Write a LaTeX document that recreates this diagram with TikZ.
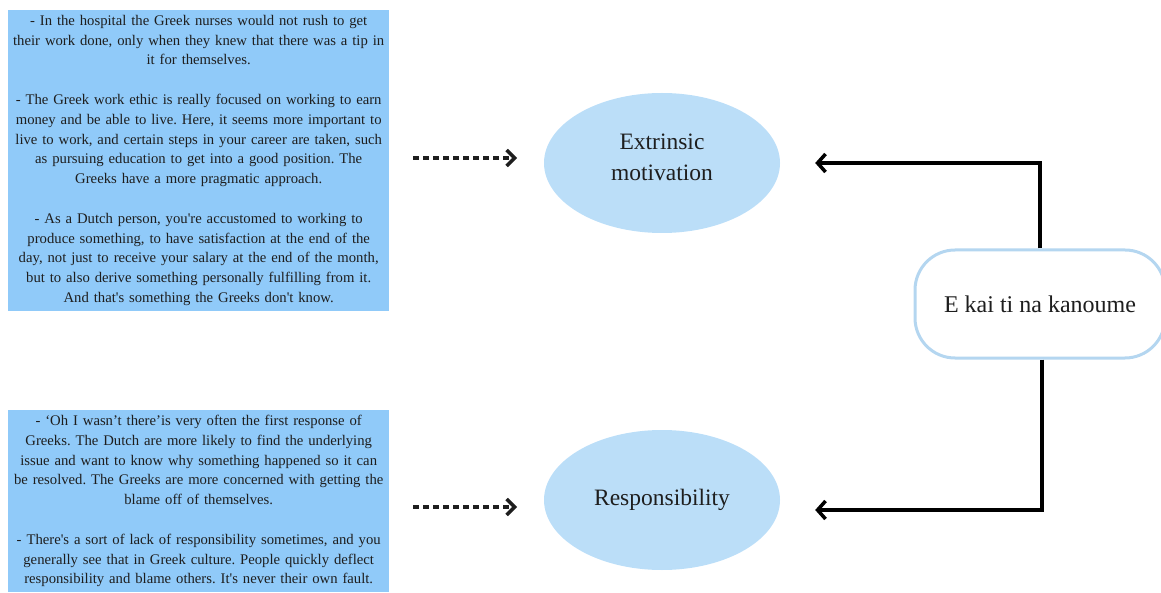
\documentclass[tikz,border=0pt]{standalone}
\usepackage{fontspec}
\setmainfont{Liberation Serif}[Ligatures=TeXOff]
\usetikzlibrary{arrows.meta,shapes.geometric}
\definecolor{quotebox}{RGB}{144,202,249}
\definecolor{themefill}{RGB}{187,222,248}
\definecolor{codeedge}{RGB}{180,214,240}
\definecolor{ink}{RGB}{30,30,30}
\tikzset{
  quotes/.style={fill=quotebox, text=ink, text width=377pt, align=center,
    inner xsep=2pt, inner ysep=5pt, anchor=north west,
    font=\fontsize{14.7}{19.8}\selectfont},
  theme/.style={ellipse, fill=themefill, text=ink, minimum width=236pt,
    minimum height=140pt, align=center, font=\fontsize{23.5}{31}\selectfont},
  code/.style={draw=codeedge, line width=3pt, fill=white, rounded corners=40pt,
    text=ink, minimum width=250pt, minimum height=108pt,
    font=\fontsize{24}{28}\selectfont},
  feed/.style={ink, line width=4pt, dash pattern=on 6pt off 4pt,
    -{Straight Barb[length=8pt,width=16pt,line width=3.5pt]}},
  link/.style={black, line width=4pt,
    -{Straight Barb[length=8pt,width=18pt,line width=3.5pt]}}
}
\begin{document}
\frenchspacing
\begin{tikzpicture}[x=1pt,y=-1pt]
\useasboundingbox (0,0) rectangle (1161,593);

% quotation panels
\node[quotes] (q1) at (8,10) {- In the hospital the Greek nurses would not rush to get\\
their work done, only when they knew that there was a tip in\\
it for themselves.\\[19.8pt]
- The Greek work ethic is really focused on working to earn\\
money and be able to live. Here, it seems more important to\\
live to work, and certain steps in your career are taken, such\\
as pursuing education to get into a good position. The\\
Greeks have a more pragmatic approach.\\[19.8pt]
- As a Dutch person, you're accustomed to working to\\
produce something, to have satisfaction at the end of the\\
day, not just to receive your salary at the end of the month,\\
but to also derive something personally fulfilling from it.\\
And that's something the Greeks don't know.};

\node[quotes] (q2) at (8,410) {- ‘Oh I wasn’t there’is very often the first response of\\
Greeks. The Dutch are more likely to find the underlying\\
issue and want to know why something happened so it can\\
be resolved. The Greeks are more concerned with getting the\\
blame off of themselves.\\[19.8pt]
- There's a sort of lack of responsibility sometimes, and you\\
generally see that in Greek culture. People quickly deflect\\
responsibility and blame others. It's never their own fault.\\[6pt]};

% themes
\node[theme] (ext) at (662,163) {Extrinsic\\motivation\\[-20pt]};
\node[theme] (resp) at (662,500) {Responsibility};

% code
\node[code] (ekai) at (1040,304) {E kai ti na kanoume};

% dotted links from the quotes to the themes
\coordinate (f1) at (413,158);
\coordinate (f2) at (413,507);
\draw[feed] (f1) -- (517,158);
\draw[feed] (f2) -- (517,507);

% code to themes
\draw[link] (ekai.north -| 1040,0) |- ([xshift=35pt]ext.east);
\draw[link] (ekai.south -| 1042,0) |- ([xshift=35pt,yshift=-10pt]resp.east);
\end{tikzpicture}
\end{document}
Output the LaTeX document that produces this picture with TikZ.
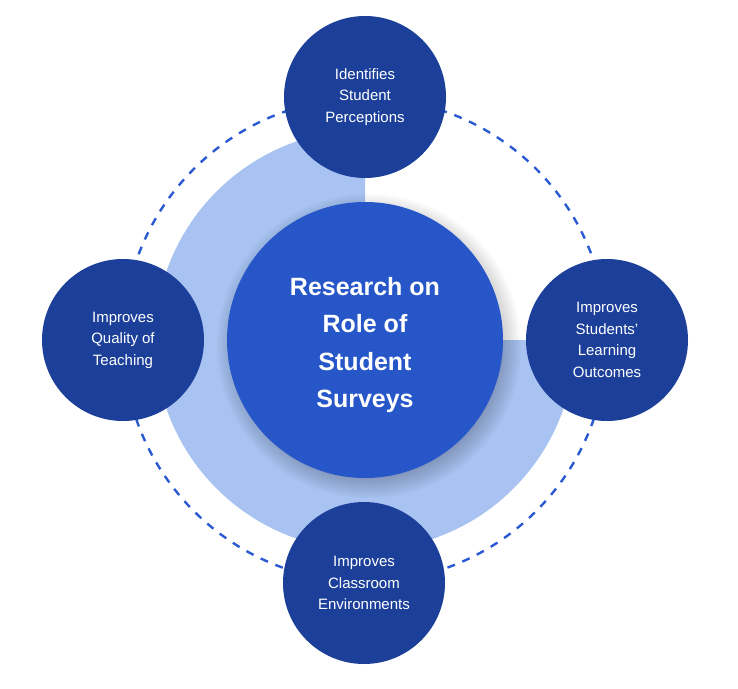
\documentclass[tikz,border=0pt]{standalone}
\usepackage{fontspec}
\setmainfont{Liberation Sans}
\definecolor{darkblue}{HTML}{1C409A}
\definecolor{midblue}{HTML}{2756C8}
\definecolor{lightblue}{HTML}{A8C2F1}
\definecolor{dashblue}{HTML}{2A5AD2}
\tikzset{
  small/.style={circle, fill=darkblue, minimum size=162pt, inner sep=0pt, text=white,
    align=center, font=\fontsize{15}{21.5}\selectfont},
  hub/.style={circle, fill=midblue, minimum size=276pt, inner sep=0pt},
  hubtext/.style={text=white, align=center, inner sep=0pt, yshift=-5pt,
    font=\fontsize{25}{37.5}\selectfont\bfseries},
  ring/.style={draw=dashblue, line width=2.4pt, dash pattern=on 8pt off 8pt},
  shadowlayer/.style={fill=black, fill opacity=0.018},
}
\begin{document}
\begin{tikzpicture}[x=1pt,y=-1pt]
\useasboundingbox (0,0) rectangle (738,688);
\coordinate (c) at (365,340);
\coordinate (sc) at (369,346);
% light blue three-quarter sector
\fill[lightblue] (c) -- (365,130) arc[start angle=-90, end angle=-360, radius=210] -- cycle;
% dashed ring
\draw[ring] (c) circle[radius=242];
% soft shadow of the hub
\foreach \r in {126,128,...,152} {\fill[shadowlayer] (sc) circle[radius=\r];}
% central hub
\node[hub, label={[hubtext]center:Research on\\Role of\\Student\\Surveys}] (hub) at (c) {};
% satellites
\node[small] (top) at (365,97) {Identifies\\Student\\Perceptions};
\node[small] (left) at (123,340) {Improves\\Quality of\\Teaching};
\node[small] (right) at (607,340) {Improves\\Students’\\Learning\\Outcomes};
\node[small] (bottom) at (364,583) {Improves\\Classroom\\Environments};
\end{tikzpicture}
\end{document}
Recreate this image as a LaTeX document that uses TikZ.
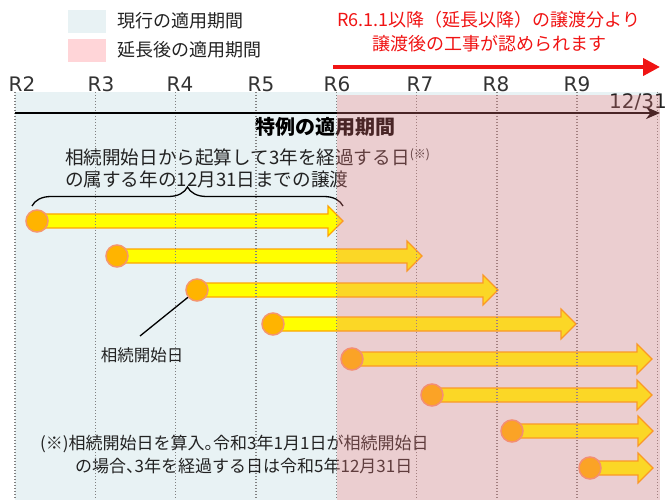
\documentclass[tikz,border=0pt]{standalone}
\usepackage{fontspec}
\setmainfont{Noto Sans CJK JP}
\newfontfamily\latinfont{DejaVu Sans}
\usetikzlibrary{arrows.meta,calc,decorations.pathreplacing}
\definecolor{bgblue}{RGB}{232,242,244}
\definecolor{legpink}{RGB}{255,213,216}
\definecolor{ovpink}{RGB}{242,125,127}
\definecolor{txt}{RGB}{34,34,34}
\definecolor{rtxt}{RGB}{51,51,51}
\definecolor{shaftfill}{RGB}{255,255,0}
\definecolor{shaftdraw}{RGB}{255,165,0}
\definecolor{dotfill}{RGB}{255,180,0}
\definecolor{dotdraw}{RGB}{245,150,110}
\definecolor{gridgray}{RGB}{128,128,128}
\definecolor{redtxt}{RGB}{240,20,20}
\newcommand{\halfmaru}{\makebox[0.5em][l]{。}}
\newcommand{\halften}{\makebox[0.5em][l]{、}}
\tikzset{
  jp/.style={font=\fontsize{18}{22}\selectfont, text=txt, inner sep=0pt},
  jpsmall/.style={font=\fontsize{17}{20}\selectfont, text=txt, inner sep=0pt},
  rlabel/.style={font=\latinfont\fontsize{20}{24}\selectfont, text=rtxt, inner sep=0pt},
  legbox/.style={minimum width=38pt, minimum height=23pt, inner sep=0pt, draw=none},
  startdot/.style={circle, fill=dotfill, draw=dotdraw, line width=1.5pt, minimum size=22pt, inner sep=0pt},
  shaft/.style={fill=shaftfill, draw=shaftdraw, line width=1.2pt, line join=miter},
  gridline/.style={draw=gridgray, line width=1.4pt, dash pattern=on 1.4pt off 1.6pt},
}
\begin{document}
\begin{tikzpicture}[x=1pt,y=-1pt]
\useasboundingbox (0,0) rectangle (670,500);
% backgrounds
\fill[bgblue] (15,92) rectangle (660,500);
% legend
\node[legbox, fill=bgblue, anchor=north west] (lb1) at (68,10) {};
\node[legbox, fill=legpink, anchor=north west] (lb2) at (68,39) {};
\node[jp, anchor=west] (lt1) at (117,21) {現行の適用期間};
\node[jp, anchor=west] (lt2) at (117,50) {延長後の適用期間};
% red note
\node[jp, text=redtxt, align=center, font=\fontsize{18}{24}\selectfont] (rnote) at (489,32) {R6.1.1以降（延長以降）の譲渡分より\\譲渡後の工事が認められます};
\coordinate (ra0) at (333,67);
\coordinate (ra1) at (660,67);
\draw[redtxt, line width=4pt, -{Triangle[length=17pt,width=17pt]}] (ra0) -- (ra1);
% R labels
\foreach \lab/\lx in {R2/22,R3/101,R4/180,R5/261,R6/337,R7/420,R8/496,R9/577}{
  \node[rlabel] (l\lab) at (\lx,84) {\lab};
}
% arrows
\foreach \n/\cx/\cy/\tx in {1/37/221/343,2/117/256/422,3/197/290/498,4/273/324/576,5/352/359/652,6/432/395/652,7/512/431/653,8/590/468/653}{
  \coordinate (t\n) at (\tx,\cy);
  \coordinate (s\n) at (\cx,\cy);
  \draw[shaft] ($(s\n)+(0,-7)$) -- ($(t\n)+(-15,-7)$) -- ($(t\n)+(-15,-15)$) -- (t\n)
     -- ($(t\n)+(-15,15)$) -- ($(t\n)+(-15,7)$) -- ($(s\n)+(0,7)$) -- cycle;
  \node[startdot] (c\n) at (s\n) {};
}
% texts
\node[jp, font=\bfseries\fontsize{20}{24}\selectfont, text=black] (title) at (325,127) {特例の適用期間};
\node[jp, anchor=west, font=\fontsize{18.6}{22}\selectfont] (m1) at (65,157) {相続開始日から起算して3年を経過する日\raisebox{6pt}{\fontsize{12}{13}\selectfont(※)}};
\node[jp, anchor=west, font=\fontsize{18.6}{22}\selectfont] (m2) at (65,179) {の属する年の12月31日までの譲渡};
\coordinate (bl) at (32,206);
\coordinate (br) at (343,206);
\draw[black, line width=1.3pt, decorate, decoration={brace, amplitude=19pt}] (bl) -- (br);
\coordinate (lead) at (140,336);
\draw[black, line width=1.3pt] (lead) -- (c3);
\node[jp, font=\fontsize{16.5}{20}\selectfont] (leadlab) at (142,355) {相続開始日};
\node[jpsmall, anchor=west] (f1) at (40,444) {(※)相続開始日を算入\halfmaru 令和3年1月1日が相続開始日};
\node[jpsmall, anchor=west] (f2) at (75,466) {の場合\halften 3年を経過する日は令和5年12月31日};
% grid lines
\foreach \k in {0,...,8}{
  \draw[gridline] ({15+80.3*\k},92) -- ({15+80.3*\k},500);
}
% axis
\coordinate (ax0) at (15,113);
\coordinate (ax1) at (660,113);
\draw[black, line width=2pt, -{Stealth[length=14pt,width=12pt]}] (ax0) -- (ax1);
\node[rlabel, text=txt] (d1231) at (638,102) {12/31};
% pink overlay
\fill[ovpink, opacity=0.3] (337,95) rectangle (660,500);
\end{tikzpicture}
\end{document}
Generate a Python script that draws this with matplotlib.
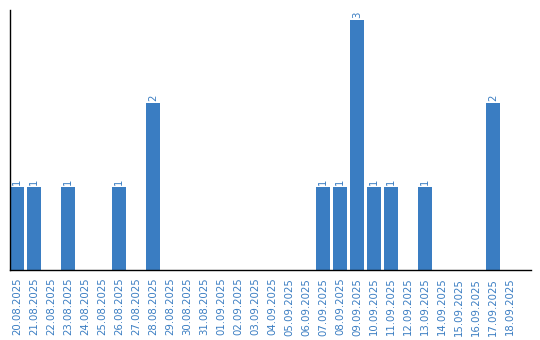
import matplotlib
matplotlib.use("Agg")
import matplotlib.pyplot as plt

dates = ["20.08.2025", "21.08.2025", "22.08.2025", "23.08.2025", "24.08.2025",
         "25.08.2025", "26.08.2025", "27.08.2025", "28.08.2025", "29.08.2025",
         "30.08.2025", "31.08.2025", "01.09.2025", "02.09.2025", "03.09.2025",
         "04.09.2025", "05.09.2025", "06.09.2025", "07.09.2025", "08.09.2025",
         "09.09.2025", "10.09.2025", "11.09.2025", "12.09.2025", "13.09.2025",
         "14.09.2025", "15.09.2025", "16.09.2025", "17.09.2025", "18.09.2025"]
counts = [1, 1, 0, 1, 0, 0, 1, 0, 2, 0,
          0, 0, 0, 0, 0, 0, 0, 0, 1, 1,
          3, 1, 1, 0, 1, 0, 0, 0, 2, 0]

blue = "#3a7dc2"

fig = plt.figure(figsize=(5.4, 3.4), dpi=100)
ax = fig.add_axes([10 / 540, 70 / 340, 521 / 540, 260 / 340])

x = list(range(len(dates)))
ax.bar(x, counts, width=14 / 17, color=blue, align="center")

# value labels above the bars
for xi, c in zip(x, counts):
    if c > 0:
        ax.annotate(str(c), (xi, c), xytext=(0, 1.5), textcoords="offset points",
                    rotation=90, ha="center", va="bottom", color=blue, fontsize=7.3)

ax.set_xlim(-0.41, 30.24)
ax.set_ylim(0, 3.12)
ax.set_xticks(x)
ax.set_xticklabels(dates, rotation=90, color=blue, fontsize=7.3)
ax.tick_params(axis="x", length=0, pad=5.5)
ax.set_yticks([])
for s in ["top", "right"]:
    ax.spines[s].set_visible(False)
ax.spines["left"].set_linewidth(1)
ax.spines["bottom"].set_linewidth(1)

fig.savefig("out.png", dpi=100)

☆ ☆ ☆ ☆

Copy and report every line where the word "LaTeX" is present.

▶ Final result:
Write a LaTeX document that recreates this diagram with TikZ.
Output the LaTeX document that produces this picture with TikZ.
Recreate this image as a LaTeX document that uses TikZ.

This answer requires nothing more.